Dortmunds Trainer wirkte einigermaßen zerknirscht, und das lag nicht nur an der schwachen Vorstellung seines Ensembles, sondern auch daran, dass er selbst sich verzockt hatte. Klopp hatte das gewohnte System umgestellt. Es war ein taktischer Kunstgriff, der voll danebenging. Klopp beorderte Sven Bender zwischen die Manndecker Mats Hummels und Neven Subotic, vor der Dreierkette sollten sich Kevin Großkreutz und Lukasz Piszczek als Außenspieler ins Mittelfeld einsortieren.
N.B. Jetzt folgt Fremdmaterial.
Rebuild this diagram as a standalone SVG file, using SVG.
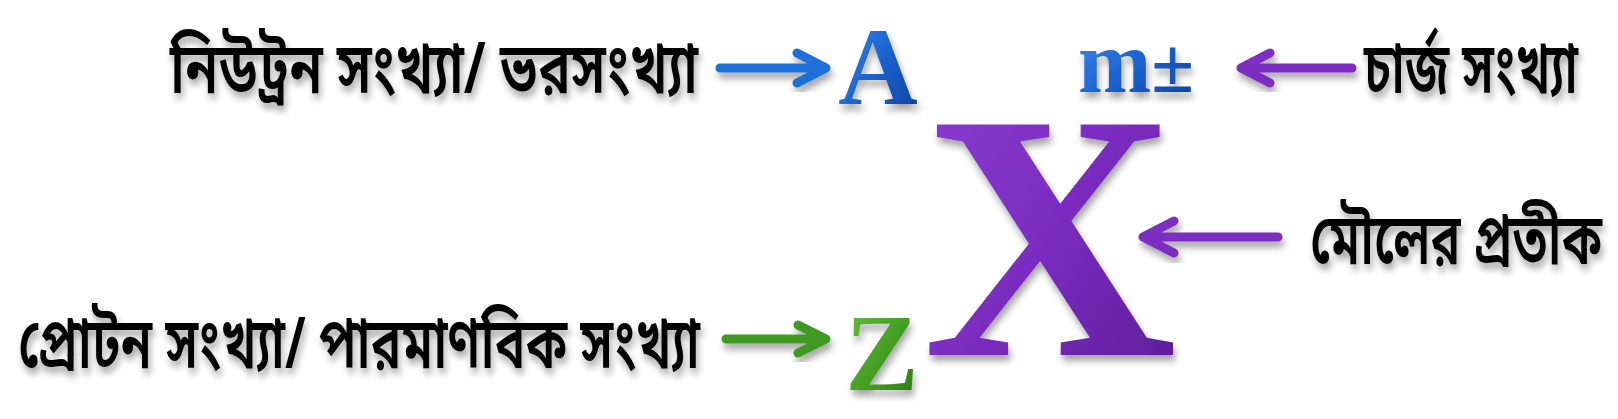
<svg xmlns="http://www.w3.org/2000/svg" width="1618" height="419" viewBox="0 0 1618 419">
<defs>
<filter id="sh" x="-20%" y="-20%" width="140%" height="150%">
<feDropShadow dx="2" dy="6" stdDeviation="3.5" flood-color="#000" flood-opacity="0.35"/>
</filter>
<linearGradient id="gBlue" x1="0" y1="0" x2="1" y2="1">
<stop offset="0" stop-color="#3f8ff0"/>
<stop offset="0.5" stop-color="#1b63cf"/>
<stop offset="1" stop-color="#0b3f9c"/>
</linearGradient>
<linearGradient id="gPurple" x1="0" y1="0" x2="1" y2="1">
<stop offset="0" stop-color="#8c3fd0"/>
<stop offset="0.5" stop-color="#7a2cc0"/>
<stop offset="1" stop-color="#5a1a92"/>
</linearGradient>
<linearGradient id="gGreen" x1="0" y1="0" x2="1" y2="1">
<stop offset="0" stop-color="#6cc23e"/>
<stop offset="0.5" stop-color="#45a024"/>
<stop offset="1" stop-color="#2a7414"/>
</linearGradient>
</defs>
<style>
.bn{font-family:"Noto Sans Bengali","Noto Serif Bengali","Lohit Bengali","FreeSerif","Noto Sans",sans-serif;font-size:71px;font-weight:600;fill:#000;filter:url(#sh)}
.sym{font-family:"Liberation Serif","Times New Roman",serif;font-weight:bold;filter:url(#sh)}
.arr{fill:none;stroke-width:9;stroke-linecap:round;stroke-linejoin:round;filter:url(#sh)}
.blue{stroke:#1f6fd8}
.purple{stroke:#7b2fc2}
.green{stroke:#3f9a22}
</style>
<rect width="1618" height="419" fill="#ffffff"/>
<g id="label-neutron">
<text class="bn" x="698" y="93" text-anchor="end" textLength="528" lengthAdjust="spacingAndGlyphs">নিউট্রন সংখ্যা/ ভরসংখ্যা</text>
</g>
<g id="label-charge">
<text class="bn" x="1578" y="93" text-anchor="end" textLength="214" lengthAdjust="spacingAndGlyphs">চার্জ সংখ্যা</text>
</g>
<g id="label-symbol">
<text class="bn" x="1602" y="264" text-anchor="end" textLength="292" lengthAdjust="spacingAndGlyphs">মৌলের প্রতীক</text>
</g>
<g id="label-proton">
<text class="bn" x="700" y="368" text-anchor="end" textLength="682" lengthAdjust="spacingAndGlyphs">প্রোটন সংখ্যা/ পারমাণবিক সংখ্যা</text>
</g>
<g id="node-A">
<text class="sym" x="878" y="104" font-size="110" text-anchor="middle" fill="url(#gBlue)">A</text>
</g>
<g id="node-m">
<text class="sym" x="1078" y="92" font-size="88" fill="url(#gBlue)">m<tspan font-size="78">±</tspan></text>
</g>
<g id="node-X">
<text class="sym" x="1050" y="355" font-size="352" text-anchor="middle" fill="url(#gPurple)" font-weight="normal">X</text>
</g>
<g id="node-Z">
<text class="sym" x="882" y="390" font-size="110" text-anchor="middle" fill="url(#gGreen)">Z</text>
</g>
<g id="connectors">
<path class="arr blue" d="M720,68 H826 M797,53 L826,68 L797,83"/>
<path class="arr purple" d="M1352,68 H1241 M1270,53 L1241,68 L1270,83"/>
<path class="arr purple" d="M1278,237 H1143 M1174,221 L1143,237 L1174,253"/>
<path class="arr green" d="M726,339 H826 M798,325 L826,339 L798,353"/>
</g>
</svg>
Mit diesem ungewohnten 3-3-2-2-System wollten die Dortmunder ihren Gegner überraschen, verunsicherten am Ende aber vor allem sich selbst.

„Wir waren überrascht, dass Dortmund in einer anderen Grundordnung gespielt hat, konnten aber gut darauf reagieren“, sagte Schalkes Trainer Huub Stevens. Als Klopp das gescheiterte Experiment nach einer halben Stunde beendete und zur gewohnten Ausrichtung mit Viererkette zurückkehrte, hatte Schalke die Unordnung bereits genutzt und durch den starken Ibrahim Afellay die 1:0-Führung erzielt. „Diese Niederlage geht auf meine Kappe“, sagte Kappenträger Klopp.

Mit ein wenig Polemik könnte man nun konstatieren, Klopp sei der neue Löw, schließlich sind ja auch dem Bundestrainer zuletzt diverse taktische Schnitzer vorgehalten worden. Die Kritiker, die den Bundestrainer am liebsten ablösen und durch Dortmunds Meistertrainer ersetzen würden, haben nun erlebt, dass auch Klopp fehlbar ist. Zu seiner Ehrenrettung sei gesagt, dass die Dortmunder Vorstellung nach der Rückkehr zur alten Ordnung ein wenig griffiger wurde. Dennoch war sie immer noch weit von dem Niveau entfernt, das diese Mannschaft an normalen Tagen auszeichnet. „Das war heute kein BVB-Fußball“, sagte Verteidiger Mats Hummels, Klopp war „einigermaßen geschockt über unser Passspiel“.

Dem Gegner war es recht, Schalke nutzte die Unpässlichkeiten der Borussia. Zu Beginn der zweiten Halbzeit sorgte Marco Höger mit seinem Kontertor für die Entscheidung, auch wenn Robert Lewandowski kurz darauf noch der Anschlusstreffer gelang. Aber auch danach gelang es den Gästen, ihre weitgehend harmlosen Widersacher vom eigenen Tor fernzuhalten. Die Schalker genossen den Nachmittag, nachdem sie in den Derbys zuletzt vor allem hatten leiden müssen.

Der Sieg in Dortmund war nicht nur hoch verdient, er war auch ein Ausdruck für das Lernvermögen der Mannschaft, die sich noch vor wenigen Wochen, nach der 0:2-Niederlage gegen Bayern, Zweifeln grundsätzlicher Art ausgesetzt sah. Man habe aus diesem Erlebnis die richtigen Schlüsse gezogen, sagte Stevens, „wir sind einfach unseren Weg gegangen“. Seine junge Mannschaft befinde sich noch in der Entwicklung, „da musst du auch mal einen Schritt zurück machen. Aber wenn du dann zwei nach vorne machst, ist alles gut.“ In Dortmund, so scheint es, haben die Schalker auf diesem Weg eine entscheidende Etappe zurückgelegt.